Con el tiempo, Fremont Street fue perdiendo su atractivo frente al Strip, ese que analizaron —Venturi y Scott Brown—, hasta que en los años noventa se decidió transformar la vieja calle en algo distinto: una experiencia. Se techaron cinco cuadras de la calle y se sumó un espectáculo de luz y sonido continuo. En septiembre de 1994 la calle se hizo peatonal. La experiencia de la calle Fremont se anunciaba, según cuenta Huxtable, como “un teatro urbano lineal para peatones a lo largo del conocido corazón histórico e ícono de la ciudad.” El arquitecto encargado de la transformación fue Jon Jerde, el mismo que le dijo a Ray Bradbury que un texto suyo había inspirado el centro comercial Glendale Galleria en Los Angeles.
Jon Adams Jerde nació el 22 de enero de 1940 en Alton, Illinois, pero estudió arquitectura en la Universidad del Sur de California. Algunas semanas tras la muerte de Jerde, ocurrida el 9 de febrero del 2015, Karrie Jacobs escribió que éste no se describía como un arquitecto, sino como un hacedor de lugares. Los lugares de Jerde son todo lo contrario a ese lugar que el regionalismo y la fenomenología llevados a la arquitectura soñaron en la segunda mitad del siglo XX. Si ese lugar era el epítome de lo auténtico, los lugares que Jerde fabricaba eran abierta y descaradamente falsos, puro espectáculo. Oliver Wainwright, crítico de arquitectura de The Guardian, calificó a Jerde en su obituario como el Walt Disney de los centros comerciales. Jerde tenía una visión hedonista de la arquitectura y de la ciudad, sin temor al exceso y a la mezcla absurda de estilos más caricaturizados que revividos. El objetivo de su arquitectura era uno solo: el deleite inmediato de quienes la veían y ocupaban.
En 1998, Ann Bergren escribió un texto titulado Jon Jerde y la arquitectura del placer en el que lo calificaba con el anti-héroe arquitectónico de los Estados Unidos. Sin ver sus proyectos, las intenciones de Jerde parecerían políticamente correctas en relación a la idea de ciudad que hoy muchos defendemos. Le interesaba, además de la construcción del lugar, la experiencia de lo común [communality], que entendía, dice Bergren, “como un efecto y no una causa: el resultado, la manifestación de la gente compartiendo el mismo espacio, sea actual o virtual.” Decía que su método consistía en crear historias, para lo que le preguntaba a la gente viviendo al rededor del sitio cómo rea que se imaginaban su mundo —¿dijo usted participación?

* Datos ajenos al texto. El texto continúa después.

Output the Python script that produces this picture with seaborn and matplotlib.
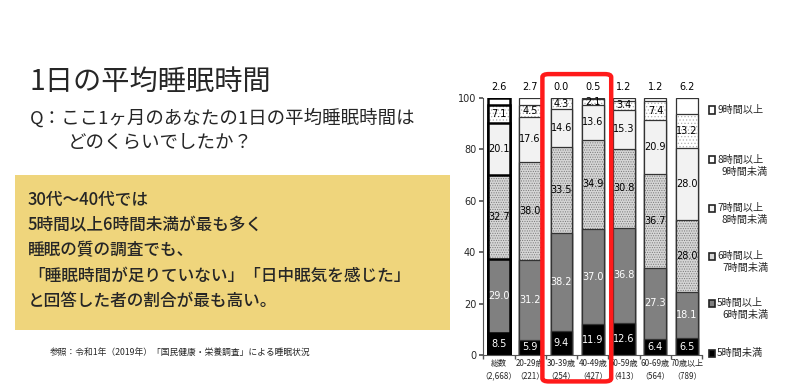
import matplotlib
matplotlib.use("Agg")
import matplotlib.pyplot as plt
from matplotlib.patches import FancyBboxPatch, Rectangle
import seaborn as sns
import numpy as np
import pandas as pd

# ---- data ----
categories = ["総数\n（2,668）", "20-29歳\n（221）", "30-39歳\n（254）", "40-49歳\n（427）",
              "50-59歳\n（413）", "60-69歳\n（564）", "70歳以上\n（789）"]
lt5 = [8.5, 5.9, 9.4, 11.9, 12.6, 6.4, 6.5]
h5_6 = [29.0, 31.2, 38.2, 37.0, 36.8, 27.3, 18.1]
h6_7 = [32.7, 38.0, 33.5, 34.9, 30.8, 36.7, 28.0]
h7_8 = [20.1, 17.6, 14.6, 13.6, 15.3, 20.9, 28.0]
h8_9 = [7.1, 4.5, 4.3, 2.1, 3.4, 7.4, 13.2]
ge9 = [2.6, 2.7, 0.0, 0.5, 1.2, 1.2, 6.2]
y_ticks = [0, 20, 40, 60, 80, 100]
legend_labels = ["9時間以上", "8時間以上\n9時間未満", "7時間以上\n8時間未満",
                 "6時間以上\n7時間未満", "5時間以上\n6時間未満", "5時間未満"]

sns.set_theme(style="white")
plt.rcParams["font.family"] = ["Noto Sans CJK JP", "DejaVu Sans"]
plt.rcParams["hatch.linewidth"] = 0.5

layers = [lt5, h5_6, h6_7, h7_8, h8_9, ge9]
styles = [  # face, hatch, hatch color, text color
    ("#000000", "", None, "white"),
    ("#808080", "", None, "white"),
    ("#d6d6d6", ".......", "#7a7a7a", "black"),
    ("#f2f2f2", "", None, "black"),
    ("#ffffff", ".....", "#b0b0b0", "black"),
    ("#ffffff", "", None, "black"),
]
cum = np.cumsum(np.array(layers), axis=0)

fig = plt.figure(figsize=(8, 3.9), dpi=100)
ax = fig.add_axes([0.604, 0.0897, 0.274, 0.659])

# draw from the top layer down so lower layers overlay
for i in range(len(layers) - 1, -1, -1):
    face, hatch, hcol, _ = styles[i]
    df = pd.DataFrame({"cat": categories, "val": cum[i]})
    if hatch:
        sns.barplot(data=df, x="cat", y="val", order=categories, color=face,
                    saturation=1, width=0.7, errorbar=None, ax=ax,
                    edgecolor=hcol, linewidth=0, hatch=hatch)
        sns.barplot(data=df, x="cat", y="val", order=categories, fill=False,
                    width=0.7, errorbar=None, ax=ax,
                    edgecolor="#333333", linewidth=0.9)
    else:
        sns.barplot(data=df, x="cat", y="val", order=categories, color=face,
                    saturation=1, width=0.7, errorbar=None, ax=ax,
                    edgecolor="#333333", linewidth=0.9)

# thicker outline for the total bar
for cont in ax.containers:
    p = cont.patches[0]
    if p.get_linewidth() > 0:
        p.set_edgecolor("black")
        p.set_linewidth(1.8)

# segment labels
for i in range(5):
    txtc = styles[i][3]
    for j in range(len(categories)):
        v = layers[i][j]
        base = cum[i - 1][j] if i > 0 else 0
        ax.text(j, base + v / 2, f"{v:.1f}", ha="center", va="center",
                fontsize=7, color=txtc, family=["DejaVu Sans"])
for j in range(len(categories)):
    ax.text(j, 102.5, f"{ge9[j]:.1f}", ha="center", va="bottom", fontsize=7,
            color="black", family=["DejaVu Sans"])

ax.set_ylim(0, 100)
ax.set_xlim(-0.48, len(categories) - 0.52)
ax.set_yticks(y_ticks)
ax.set_yticklabels([str(t) for t in y_ticks], fontsize=7, family=["DejaVu Sans"])
ax.set_xticks(range(len(categories)))
ax.set_xticklabels(categories, fontsize=5.8, linespacing=1.5)
ax.set_xticks(np.arange(-0.5, len(categories), 1), minor=True)
ax.tick_params(axis="x", which="major", length=0, pad=3)
ax.tick_params(axis="x", which="minor", length=3, color="#555555", direction="out", bottom=True)
ax.tick_params(axis="y", length=3, color="#555555", direction="out", left=True, pad=2)
ax.set_xlabel("")
ax.set_ylabel("")
for s in ["top", "right"]:
    ax.spines[s].set_visible(False)
for s in ["left", "bottom"]:
    ax.spines[s].set_color("#555555")
    ax.spines[s].set_linewidth(0.8)

# red highlight box
fig.patches.append(FancyBboxPatch((0.678, 0.022), 0.086, 0.788,
                                  boxstyle="round,pad=0,rounding_size=0.008",
                                  transform=fig.transFigure, fill=False,
                                  edgecolor="#ff1a1a", linewidth=3.2, zorder=10))

# legend
leg_y = [110, 160, 208, 256, 303, 353]
leg_face = ["#ffffff", "#ffffff", "#f2f2f2", "#d6d6d6", "#808080", "#000000"]
for k, lab in enumerate(legend_labels):
    y = 1 - leg_y[k] / 390
    fig.patches.append(Rectangle((709 / 800, y - 3.5 / 390), 6 / 800, 7 / 390,
                                 transform=fig.transFigure, facecolor=leg_face[k],
                                 edgecolor="#222222", linewidth=1.2))
    if "\n" in lab:
        l1, l2 = lab.split("\n")
        fig.text(717 / 800, y, l1, fontsize=7.3, va="center", ha="left")
        fig.text(722 / 800, y - 12 / 390, l2, fontsize=7.3, va="center", ha="left")
    else:
        fig.text(717 / 800, y, lab, fontsize=7.3, va="center", ha="left")

# titles and comment box
fig.text(30 / 800, 1 - 82 / 390, "1日の平均睡眠時間", fontsize=20.3, va="center",
         ha="left")
fig.text(30 / 800, 1 - 118 / 390, "Q：ここ1ヶ月のあなたの1日の平均睡眠時間は",
         fontsize=13.3, va="center", ha="left")
fig.text(68 / 800, 1 - 143 / 390, "どのくらいでしたか？", fontsize=13.3, va="center",
         ha="left")

fig.patches.append(Rectangle((15 / 800, 1 - 330 / 390), 435 / 800, 155 / 390,
                             transform=fig.transFigure, facecolor="#efd57c",
                             edgecolor="none", zorder=0))
box_lines = ["30代～40代では", "5時間以上6時間未満が最も多く", "睡眠の質の調査でも、",
             "「睡眠時間が足りていない」「日中眠気を感じた」", "と回答した者の割合が最も高い。"]
box_y = [200, 225, 250, 276, 301]
for t, yy in zip(box_lines, box_y):
    fig.text(28 / 800, 1 - yy / 390, t, fontsize=12, va="center", ha="left",
             fontweight="medium")

fig.text(50 / 800, 1 - 352 / 390, "参照：令和1年（2019年）「国民健康・栄養調査」による睡眠状況",
         fontsize=6.3, va="center", ha="left")

fig.savefig("out.png", dpi=100)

Mi deseo es hacer que la gente ser reúna en lugares urbanos grandiosos. La clave para que reviva la vida urbana común en los Estados Unidos, tras décadas de aislamiento y alienación suburbana, es transformar el centro comercial regional, esa criatura de los suburbios, en un espacio donde la gente se reúne, convive e interactúan. En los Estados Unidos la gente, sea en las ciudades o en los suburbios, rara vez pasean sin objetivos, como lo hacen los europeos. Necesitamos objetivos, la idea de que llegamos a algún lugar.
A Jerde no le importaba si ese lugar era una ficción y su objetivo final el consumo. Al contrario. Tenía un nombre para ese método de diseño urbano: scripting the city. La experiencia de la ciudad y de la comunidad no podían ser decepcionantes si se ajustaban a la precisa narrativa de un guión del que el espacio físico no era sino escenografía, como en una atracción de un parque de diversiones. No es fácil criticar a Jarde por su auténtico compromiso con lo falso, cuyo único objetivo era conseguir experiencias placenteras —siempre que el placer experimentado se ciñera a la trama prescrita— sin atender a las ambigüedades de su arquitectura, compleja y contradictoria, a riesgo de caer en cierto puritanismo arquitectónico. Ada Louis Huxtable terminaba su texto hablando de una arquitectura en la que la sensación intensificada suplantaba la respuesta intelectual y estética, y agregaba:
Por eso, lo extravagante resulta esencial. Debe haber gratificación instantánea; sobre todo, uno debe ser capaz de comprar sensaciones y estatus; la experiencia y los productos deben estar a la venta. El notable matrimonio de experiencias artificiales basadas en la tecnología y programadas con astucia con entornos manufacturados y controlados, como sustituto de la vida real para placeres controlados y costosos, es un producto totalmente americano a la vez que el verdadero sueño americano.